## Problem details
Set down all of the data that follows word for word, without the images.
- - - - - - -
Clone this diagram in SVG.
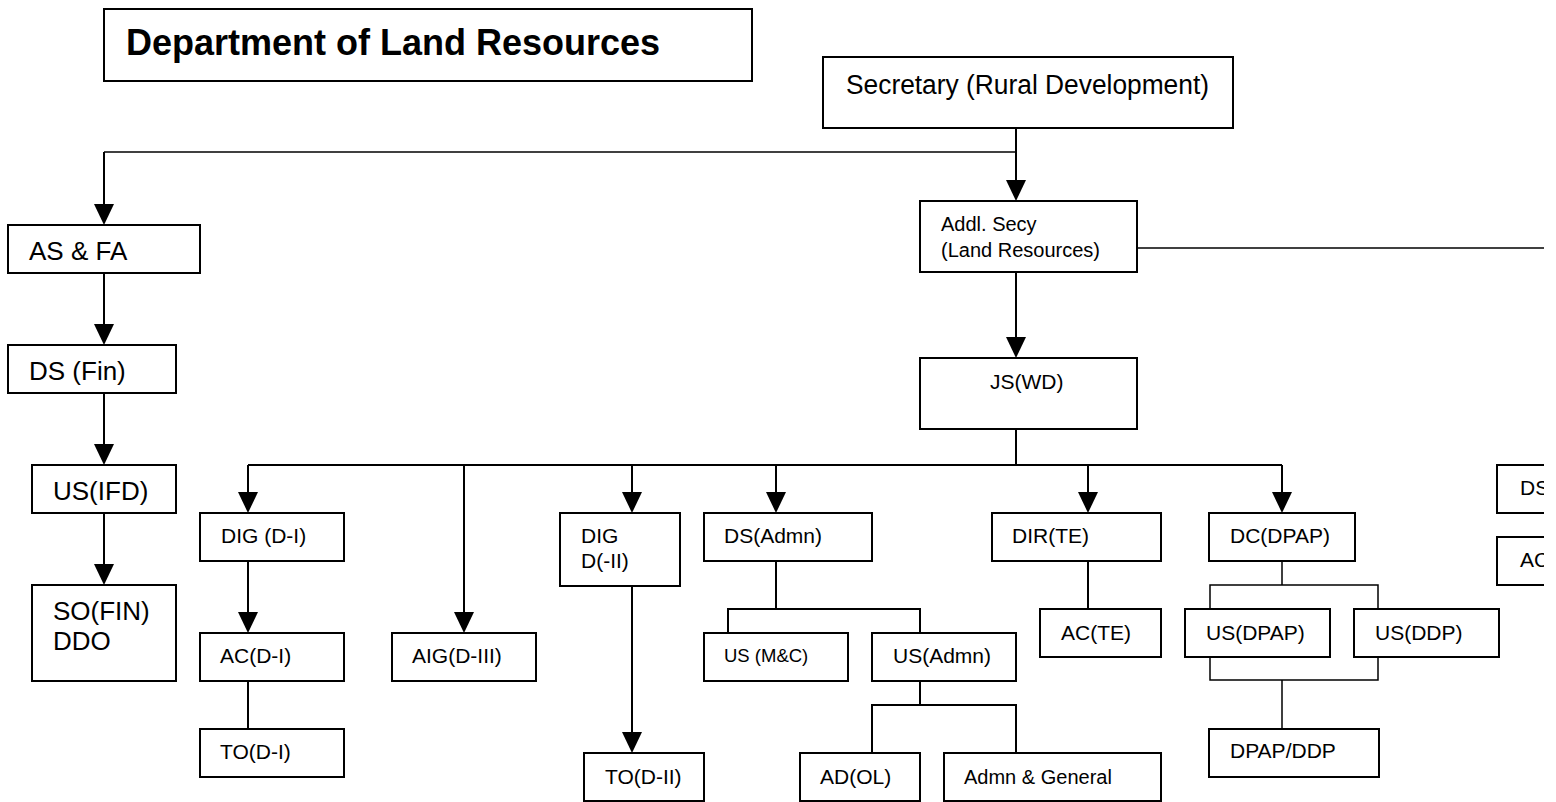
<svg xmlns="http://www.w3.org/2000/svg" width="1556" height="802" viewBox="0 0 1556 802">
<style>
.box{fill:#fff;stroke:#000;stroke-width:2}
.ln{fill:none;stroke:#000;stroke-width:2}
.tn{fill:none;stroke:#000;stroke-width:1.5}
.ar{fill:none;stroke:#000;stroke-width:2;marker-end:url(#ah)}
text{font-family:"Liberation Sans",Arial,sans-serif;fill:#000}
.t21{font-size:21px}
.t20{font-size:20px}
.t26{font-size:26px}
</style>
<defs>
<marker id="ah" viewBox="0 0 21 20" markerWidth="21" markerHeight="20" markerUnits="userSpaceOnUse" refX="11" refY="10" orient="auto">
<path d="M0,0 L21,10 L0,20 Z" fill="#000"/>
</marker>
<clipPath id="edge"><rect x="0" y="0" width="1544" height="802"/></clipPath>
</defs>
<rect width="1556" height="802" fill="#fff"/>

<g id="connectors">
<path class="ar" d="M1016,128 V191"/>
<path class="tn" d="M1016,152 H104"/>
<path class="ar" d="M104,152 V215"/>
<path class="ar" d="M104,273 V335"/>
<path class="ar" d="M104,393 V455"/>
<path class="ar" d="M104,513 V575"/>
<path class="tn" d="M1137,248 H1544"/>
<path class="ar" d="M1016,272 V348"/>
<path class="ln" d="M1016,429 V465"/>
<path class="ln" d="M248,465 H1282"/>
<path class="ar" d="M248,465 V503"/>
<path class="ar" d="M464,465 V623"/>
<path class="ar" d="M632,465 V503"/>
<path class="ar" d="M776,465 V503"/>
<path class="ar" d="M1088,465 V503"/>
<path class="ar" d="M1282,465 V503"/>
<path class="ar" d="M248,561 V623"/>
<path class="ln" d="M248,681 V729"/>
<path class="ar" d="M632,586 V743"/>
<path class="ln" d="M776,561 V609 M728,633 V609 H920 V633"/>
<path class="ln" d="M920,681 V705 M872,753 V705 H1016 V753"/>
<path class="ln" d="M1088,561 V609"/>
<path class="tn" d="M1282,561 V585 M1210,609 V585 H1378 V609"/>
<path class="tn" d="M1210,657 V680 H1378 V657 M1282,680 V729"/>
</g>

<g id="title"><rect class="box" x="104" y="9" width="648" height="72"/><text x="126" y="55" font-size="36" font-weight="bold">Department of Land Resources</text></g>
<g id="secretary"><rect class="box" x="823" y="57" width="410" height="71"/><text x="846" y="94" font-size="27" textLength="363" lengthAdjust="spacingAndGlyphs">Secretary (Rural Development)</text></g>
<g id="addl-secy"><rect class="box" x="920" y="201" width="217" height="71"/><text class="t20" x="941" y="231">Addl. Secy</text><text class="t20" x="941" y="257">(Land Resources)</text></g>
<g id="js-wd"><rect class="box" x="920" y="358" width="217" height="71"/><text class="t21" x="990" y="389">JS(WD)</text></g>

<g id="as-fa"><rect class="box" x="8" y="225" width="192" height="48"/><text class="t26" x="29" y="260">AS &amp; FA</text></g>
<g id="ds-fin"><rect class="box" x="8" y="345" width="168" height="48"/><text class="t26" x="29" y="380">DS (Fin)</text></g>
<g id="us-ifd"><rect class="box" x="32" y="465" width="144" height="48"/><text class="t26" x="53" y="500">US(IFD)</text></g>
<g id="so-fin"><rect class="box" x="32" y="585" width="144" height="96"/><text class="t26" x="53" y="620">SO(FIN)</text><text class="t26" x="53" y="650">DDO</text></g>

<g id="dig-d1"><rect class="box" x="200" y="513" width="144" height="48"/><text class="t21" x="221" y="543">DIG (D-I)</text></g>
<g id="ac-d1"><rect class="box" x="200" y="633" width="144" height="48"/><text class="t21" x="220" y="663">AC(D-I)</text></g>
<g id="to-d1"><rect class="box" x="200" y="729" width="144" height="48"/><text class="t21" x="220" y="759">TO(D-I)</text></g>
<g id="aig-d3"><rect class="box" x="392" y="633" width="144" height="48"/><text class="t21" x="412" y="663">AIG(D-III)</text></g>

<g id="dig-d2"><rect class="box" x="560" y="513" width="120" height="73"/><text class="t21" x="581" y="543">DIG</text><text class="t21" x="581" y="568">D(-II)</text></g>
<g id="to-d2"><rect class="box" x="584" y="753" width="120" height="48"/><text class="t21" x="605" y="784">TO(D-II)</text></g>

<g id="ds-admn"><rect class="box" x="704" y="513" width="168" height="48"/><text class="t21" x="724" y="543">DS(Admn)</text></g>
<g id="us-mc"><rect class="box" x="704" y="633" width="144" height="48"/><text x="724" y="662" font-size="18.5">US (M&amp;C)</text></g>
<g id="us-admn"><rect class="box" x="872" y="633" width="144" height="48"/><text class="t21" x="893" y="663">US(Admn)</text></g>
<g id="ad-ol"><rect class="box" x="800" y="753" width="120" height="48"/><text class="t21" x="820" y="784">AD(OL)</text></g>
<g id="admn-general"><rect class="box" x="944" y="753" width="217" height="48"/><text class="t20" x="964" y="784">Admn &amp; General</text></g>

<g id="dir-te"><rect class="box" x="992" y="513" width="169" height="48"/><text class="t21" x="1012" y="543">DIR(TE)</text></g>
<g id="ac-te"><rect class="box" x="1040" y="609" width="121" height="48"/><text class="t21" x="1061" y="640">AC(TE)</text></g>

<g id="dc-dpap"><rect class="box" x="1209" y="513" width="146" height="48"/><text class="t21" x="1230" y="543">DC(DPAP)</text></g>
<g id="us-dpap"><rect class="box" x="1185" y="609" width="145" height="48"/><text class="t21" x="1206" y="640">US(DPAP)</text></g>
<g id="us-ddp"><rect class="box" x="1354" y="609" width="145" height="48"/><text class="t21" x="1375" y="640">US(DDP)</text></g>
<g id="dpap-ddp"><rect class="box" x="1209" y="729" width="170" height="48"/><text class="t21" x="1230" y="758">DPAP/DDP</text></g>

<g id="ds-right" clip-path="url(#edge)"><rect class="box" x="1497" y="465" width="120" height="48"/><text class="t21" x="1520" y="495">DS</text></g>
<g id="ac-right" clip-path="url(#edge)"><rect class="box" x="1497" y="537" width="120" height="48"/><text class="t21" x="1520" y="567">AC</text></g>
</svg>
- - - - - - -
## Reply
Clone this diagram in SVG.
<svg xmlns="http://www.w3.org/2000/svg" width="1556" height="802" viewBox="0 0 1556 802">
<style>
.box{fill:#fff;stroke:#000;stroke-width:2}
.ln{fill:none;stroke:#000;stroke-width:2}
.tn{fill:none;stroke:#000;stroke-width:1.5}
.ar{fill:none;stroke:#000;stroke-width:2;marker-end:url(#ah)}
text{font-family:"Liberation Sans",Arial,sans-serif;fill:#000}
.t21{font-size:21px}
.t20{font-size:20px}
.t26{font-size:26px}
</style>
<defs>
<marker id="ah" viewBox="0 0 21 20" markerWidth="21" markerHeight="20" markerUnits="userSpaceOnUse" refX="11" refY="10" orient="auto">
<path d="M0,0 L21,10 L0,20 Z" fill="#000"/>
</marker>
<clipPath id="edge"><rect x="0" y="0" width="1544" height="802"/></clipPath>
</defs>
<rect width="1556" height="802" fill="#fff"/>

<g id="connectors">
<path class="ar" d="M1016,128 V191"/>
<path class="tn" d="M1016,152 H104"/>
<path class="ar" d="M104,152 V215"/>
<path class="ar" d="M104,273 V335"/>
<path class="ar" d="M104,393 V455"/>
<path class="ar" d="M104,513 V575"/>
<path class="tn" d="M1137,248 H1544"/>
<path class="ar" d="M1016,272 V348"/>
<path class="ln" d="M1016,429 V465"/>
<path class="ln" d="M248,465 H1282"/>
<path class="ar" d="M248,465 V503"/>
<path class="ar" d="M464,465 V623"/>
<path class="ar" d="M632,465 V503"/>
<path class="ar" d="M776,465 V503"/>
<path class="ar" d="M1088,465 V503"/>
<path class="ar" d="M1282,465 V503"/>
<path class="ar" d="M248,561 V623"/>
<path class="ln" d="M248,681 V729"/>
<path class="ar" d="M632,586 V743"/>
<path class="ln" d="M776,561 V609 M728,633 V609 H920 V633"/>
<path class="ln" d="M920,681 V705 M872,753 V705 H1016 V753"/>
<path class="ln" d="M1088,561 V609"/>
<path class="tn" d="M1282,561 V585 M1210,609 V585 H1378 V609"/>
<path class="tn" d="M1210,657 V680 H1378 V657 M1282,680 V729"/>
</g>

<g id="title"><rect class="box" x="104" y="9" width="648" height="72"/><text x="126" y="55" font-size="36" font-weight="bold">Department of Land Resources</text></g>
<g id="secretary"><rect class="box" x="823" y="57" width="410" height="71"/><text x="846" y="94" font-size="27" textLength="363" lengthAdjust="spacingAndGlyphs">Secretary (Rural Development)</text></g>
<g id="addl-secy"><rect class="box" x="920" y="201" width="217" height="71"/><text class="t20" x="941" y="231">Addl. Secy</text><text class="t20" x="941" y="257">(Land Resources)</text></g>
<g id="js-wd"><rect class="box" x="920" y="358" width="217" height="71"/><text class="t21" x="990" y="389">JS(WD)</text></g>

<g id="as-fa"><rect class="box" x="8" y="225" width="192" height="48"/><text class="t26" x="29" y="260">AS &amp; FA</text></g>
<g id="ds-fin"><rect class="box" x="8" y="345" width="168" height="48"/><text class="t26" x="29" y="380">DS (Fin)</text></g>
<g id="us-ifd"><rect class="box" x="32" y="465" width="144" height="48"/><text class="t26" x="53" y="500">US(IFD)</text></g>
<g id="so-fin"><rect class="box" x="32" y="585" width="144" height="96"/><text class="t26" x="53" y="620">SO(FIN)</text><text class="t26" x="53" y="650">DDO</text></g>

<g id="dig-d1"><rect class="box" x="200" y="513" width="144" height="48"/><text class="t21" x="221" y="543">DIG (D-I)</text></g>
<g id="ac-d1"><rect class="box" x="200" y="633" width="144" height="48"/><text class="t21" x="220" y="663">AC(D-I)</text></g>
<g id="to-d1"><rect class="box" x="200" y="729" width="144" height="48"/><text class="t21" x="220" y="759">TO(D-I)</text></g>
<g id="aig-d3"><rect class="box" x="392" y="633" width="144" height="48"/><text class="t21" x="412" y="663">AIG(D-III)</text></g>

<g id="dig-d2"><rect class="box" x="560" y="513" width="120" height="73"/><text class="t21" x="581" y="543">DIG</text><text class="t21" x="581" y="568">D(-II)</text></g>
<g id="to-d2"><rect class="box" x="584" y="753" width="120" height="48"/><text class="t21" x="605" y="784">TO(D-II)</text></g>

<g id="ds-admn"><rect class="box" x="704" y="513" width="168" height="48"/><text class="t21" x="724" y="543">DS(Admn)</text></g>
<g id="us-mc"><rect class="box" x="704" y="633" width="144" height="48"/><text x="724" y="662" font-size="18.5">US (M&amp;C)</text></g>
<g id="us-admn"><rect class="box" x="872" y="633" width="144" height="48"/><text class="t21" x="893" y="663">US(Admn)</text></g>
<g id="ad-ol"><rect class="box" x="800" y="753" width="120" height="48"/><text class="t21" x="820" y="784">AD(OL)</text></g>
<g id="admn-general"><rect class="box" x="944" y="753" width="217" height="48"/><text class="t20" x="964" y="784">Admn &amp; General</text></g>

<g id="dir-te"><rect class="box" x="992" y="513" width="169" height="48"/><text class="t21" x="1012" y="543">DIR(TE)</text></g>
<g id="ac-te"><rect class="box" x="1040" y="609" width="121" height="48"/><text class="t21" x="1061" y="640">AC(TE)</text></g>

<g id="dc-dpap"><rect class="box" x="1209" y="513" width="146" height="48"/><text class="t21" x="1230" y="543">DC(DPAP)</text></g>
<g id="us-dpap"><rect class="box" x="1185" y="609" width="145" height="48"/><text class="t21" x="1206" y="640">US(DPAP)</text></g>
<g id="us-ddp"><rect class="box" x="1354" y="609" width="145" height="48"/><text class="t21" x="1375" y="640">US(DDP)</text></g>
<g id="dpap-ddp"><rect class="box" x="1209" y="729" width="170" height="48"/><text class="t21" x="1230" y="758">DPAP/DDP</text></g>

<g id="ds-right" clip-path="url(#edge)"><rect class="box" x="1497" y="465" width="120" height="48"/><text class="t21" x="1520" y="495">DS</text></g>
<g id="ac-right" clip-path="url(#edge)"><rect class="box" x="1497" y="537" width="120" height="48"/><text class="t21" x="1520" y="567">AC</text></g>
</svg>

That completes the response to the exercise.